What motivates these reflections? After an upcoming surgery on my foot, I am facing six or more weeks of non-weight-bearing and some time in a rehab center or skilled nursing facility. I have been in this position before: almost a year of not walking in 2003 and four months of being non-weight-bearing earlier this year. I’m not worrying about the future; I see the future. If you read my post, “True Freedom”, you might have a clue that I have ‘issues’ with loss of control and not being able to produce and just the whole captivity with no definite end in sight. Notice that I said ‘captivity’, not ‘confinement’ or ‘convalescence’. ‘Incarceration’ might not be far from the mark. For awhile I collected pictures of dogs, wolves and foxes caught in traps. I have heard that they will sometimes gnaw a leg off to get away. I would do that without hesitation. I have done not literally that, but some things very like that. I understand that millions of people around the world are going through great suffering that I may never face: Christians facing persecution or people with a terminal illness. Pain is not my issue; I may even have a high pain threshold. When I have broached this subject, people have said something like, “Oh yeah that must be uncomfortable but necessary for the desired result or to avoid something worse.” Well that is true as far as it goes, but I do not then feel understood on a deep level. Someone who could understand that with my temperament and experiences, the captivity might almost be worse than the disease, would give me some hope of being understood.
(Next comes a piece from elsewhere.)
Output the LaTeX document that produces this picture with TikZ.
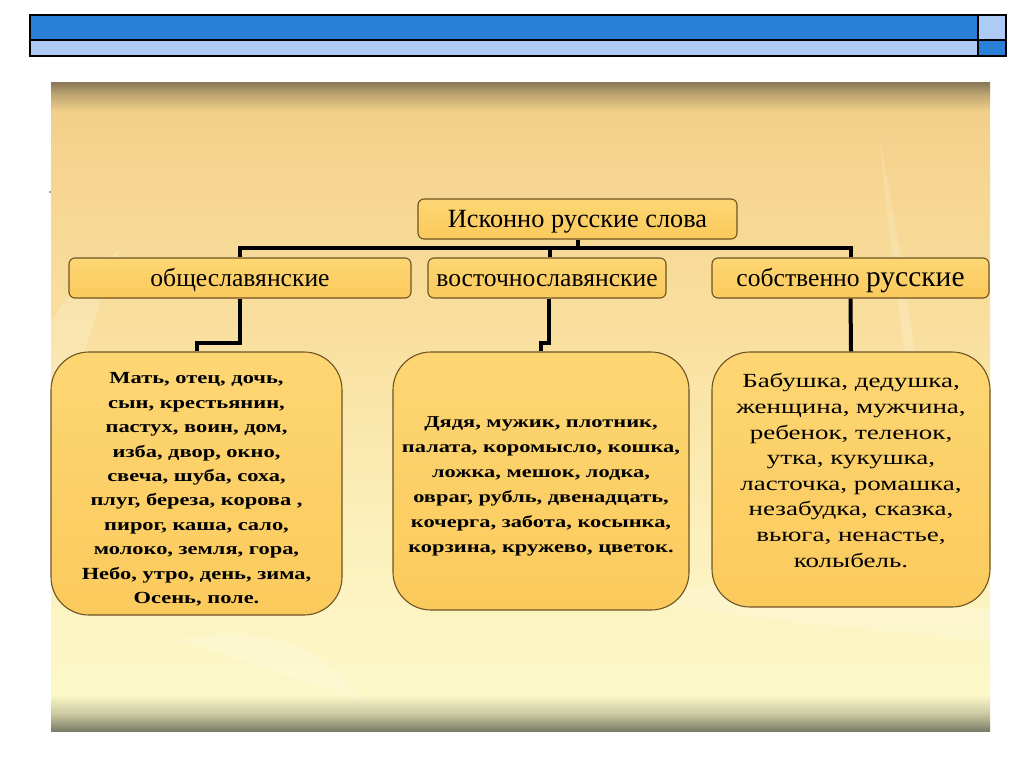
\documentclass[tikz,border=0pt]{standalone}
\usepackage{fontspec}
\setmainfont{Liberation Serif}
\newfontfamily\widefont[FakeStretch=1.32]{Liberation Serif}
\newfontfamily\widerfont[FakeStretch=1.35]{Liberation Serif}
\definecolor{pbot}{HTML}{7A7C66}
\definecolor{pmid2}{HTML}{C9C7A0}
\definecolor{pcream}{HTML}{FCF8C8}
\definecolor{plight}{HTML}{FCF0BC}
\definecolor{pwarm}{HTML}{F9E0A0}
\definecolor{ptan}{HTML}{F6D590}
\definecolor{ptan2}{HTML}{F2D08A}
\definecolor{ptop2}{HTML}{BFA572}
\definecolor{ptop}{HTML}{8C7A58}
\definecolor{hdark}{HTML}{2A7FD6}
\definecolor{hlight}{HTML}{AECBF5}
\definecolor{boxline}{HTML}{6E5424}
\definecolor{boxtop}{HTML}{FDD673}
\definecolor{boxbot}{HTML}{FBCA5C}
\pgfdeclareverticalshading{panelshade}{100bp}{color(0bp)=(pbot); color(25bp)=(pbot); color(26.3bp)=(pmid2); color(27.8bp)=(pcream); color(40bp)=(plight); color(55bp)=(pwarm); color(68bp)=(ptan); color(72.8bp)=(ptan2); color(74.1bp)=(ptop2); color(75bp)=(ptop); color(100bp)=(ptop)}
\tikzset{
  catbox/.style={draw=boxline, line width=1.1pt, rounded corners=6pt, top color=boxtop, bottom color=boxbot, minimum height=40pt, inner sep=0pt, text height=17pt, text depth=0pt, font=\fontsize{25.6}{28}\selectfont},
  wordbox/.style={draw=boxline, line width=1.1pt, rounded corners=38pt, top color=boxtop, bottom color=boxbot, inner sep=0pt},
  wordtext/.style={inner sep=0pt, align=center},
  link/.style={line width=4pt, line join=miter, black},
  leaf/.style={fill=white, opacity=0.18}
}
\begin{document}
\begin{tikzpicture}[x=1pt,y=-1pt]
\useasboundingbox (0,0) rectangle (1024,767);
\fill[white] (0,0) rectangle (1024,767);
% header bars
\fill[hdark] (30,15) rectangle (978,40);
\fill[hlight] (30,40) rectangle (978,56);
\fill[hlight] (978,15) rectangle (1006,40);
\fill[hdark] (978,40) rectangle (1006,56);
\draw[line width=1.5pt] (30,15) rectangle (1006,56);
\draw[line width=1.5pt] (30,40) -- (1006,40);
\draw[line width=1.5pt] (978,15) -- (978,56);
% panel
\shade[shading=panelshade] (51,83) rectangle (990,731);
\begin{scope}
\clip (51,83) rectangle (990,731);
\fill[leaf] (640,600) .. controls (760,560) and (880,600) .. (990,610) -- (990,640) .. controls (860,630) and (760,620) .. (640,600) -- cycle;
\fill[leaf] (880,140) .. controls (900,250) and (930,420) .. (940,620) .. controls (915,420) and (890,260) .. (880,140) -- cycle;
\fill[leaf] (60,430) .. controls (20,380) and (40,300) .. (120,250) .. controls (90,320) and (80,380) .. (60,430) -- cycle;
\fill[leaf] (180,640) .. controls (260,620) and (330,650) .. (360,700) .. controls (300,680) and (240,660) .. (180,640) -- cycle;
\end{scope}
\fill[black!70] (50,192) circle (0.8pt);
% category boxes
\node[catbox, minimum width=319pt, font=\fontsize{26.3}{28}\selectfont] (root) at (577.5,219) {Исконно русские слова};
\node[catbox, minimum width=342pt] (obs) at (240,278) {общеславянские};
\node[catbox, minimum width=238pt] (vos) at (547,278) {восточнославянские};
\node[catbox, minimum width=277pt] (sob) at (850.5,278) {собственно {\fontsize{29.5}{30}\selectfont русские}};
% word boxes
\node[wordbox, minimum width=291pt, minimum height=263pt] (wa) at (196.5,483.5) {};
\node[wordtext, font=\widefont\bfseries\fontsize{17}{24.4}\selectfont] (ta) at ([yshift=-6pt]wa.center)
 {Мать, отец, дочь,\\ сын, крестьянин,\\ пастух, воин, дом,\\ изба, двор, окно,\\ свеча, шуба, соха,\\ плуг, береза, корова ,\\ пирог, каша, сало,\\ молоко, земля, гора,\\ Небо, утро, день, зима,\\ Осень, поле.};
\node[wordbox, minimum width=296pt, minimum height=258pt] (wb) at (541,481) {};
\node[wordtext, font=\widerfont\bfseries\fontsize{16.6}{25}\selectfont] (tb) at ([yshift=-5pt]wb.center)
 {Дядя, мужик, плотник,\\ палата, коромысло, кошка,\\ ложка, мешок, лодка,\\ овраг, рубль, двенадцать,\\ кочерга, забота, косынка,\\ корзина, кружево, цветок.};
\node[wordbox, minimum width=278pt, minimum height=255pt] (wc) at (851,479.5) {};
\node[wordtext, font=\widerfont\fontsize{20}{25.6}\selectfont] (tc) at ([yshift=9pt]wc.center)
 {Бабушка, дедушка,\\ женщина, мужчина,\\ ребенок, теленок,\\ утка, кукушка,\\ ласточка, ромашка,\\ незабудка, сказка,\\ вьюга, ненастье,\\ колыбель.};
% connectors
\coordinate (bus) at (0,248);
\draw[link] (root.south) -- (root.south |- bus);
\draw[link] (obs.north) |- (sob.north |- bus) -- (sob.north);
\draw[link] (vos.north) ++(3,0) -- ++(0,-10);
\draw[link] (obs.south) -- ++(0,44) -| (wa.north);
\draw[link] (vos.south) ++(2,0) -- ++(0,44) -| (wb.north);
\draw[link] (sob.south) -- (wc.north);
\end{tikzpicture}
\end{document}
Everyone that is working with me on health issues wants what is best for me and some of them love me. Sometimes I wish though, that one person on my health team would have the single aim of getting me out of captivity as soon as possible.

I believe everything that I wrote in other posts. Underneath me are the Everlasting Arms. God knows what is best for me and he is faithful and has never let me down. God will still use me for his glory, and to serve him is perfect freedom. “And we know that for those who love God all things work together for good, for those who are called according to his purpose.” (Rom. 8:28, ESV) Moreover, I understand the wisdom of living in ‘day-tight compartments’. We should not let regret for the past or worry about the future to bleed into today, and it is only today that I can meet with God and know his presence. Perhaps, like many, your thoughts have leaped to St Paul’s declaration: “I can do all things through him who strengthens me.” (Phil. 4:13, NRSV) I can add to that. Job in his understanding, by the end of the book, of God’s revelation of himself proclaims that, “I know that you can do all things, and that no purpose of yours can be thwarted.” (Job 42:2, NRSV) Jesus assured a desperate father with a demonized son that, “All things can be done for the one who believes.” (Mark 9:23cc, NRSV) I suppose you know that a ‘but’ is coming. Well, yes…

But still, while relying on God’s purpose and provision, the question remains of how to face and endure a known reality. Finding the quote above from G.K. Chesterton helped me to decide to make the time in captivity an adventure, especially an adventure in reading. I remember that C.S. Lewis sometimes enjoyed being home ill, because he could then plan and execute an ambitious reading plan for the duration. So I will try to go into receiving mode and make the best of it. I have tried this before with mixed results. I will certainly tell you if it doesn’t work.

Someone will suggest that if something must be done, it can be done. That is pretty cold comfort, and besides, not always true. However, I have observed that often when we think we can’t endure any more, we can endure a little more, and then we can add a little more to that, and so on.

“Alone of all the creeds, Christianity has added courage to the virtues of the Creator. For the only courage worth calling courage must necessarily mean that the soul passes a breaking point and does not break.” – from Orthodoxy by G.K. Chesterton

This post was powered by the album, “Worldwide Favorites” (1999) and the song, “Hopeless, Etc.” (1992, from “Dig”) both by Adam Again, and the song, “You” (1997, from “The Legend of Chin”) by Switchfoot.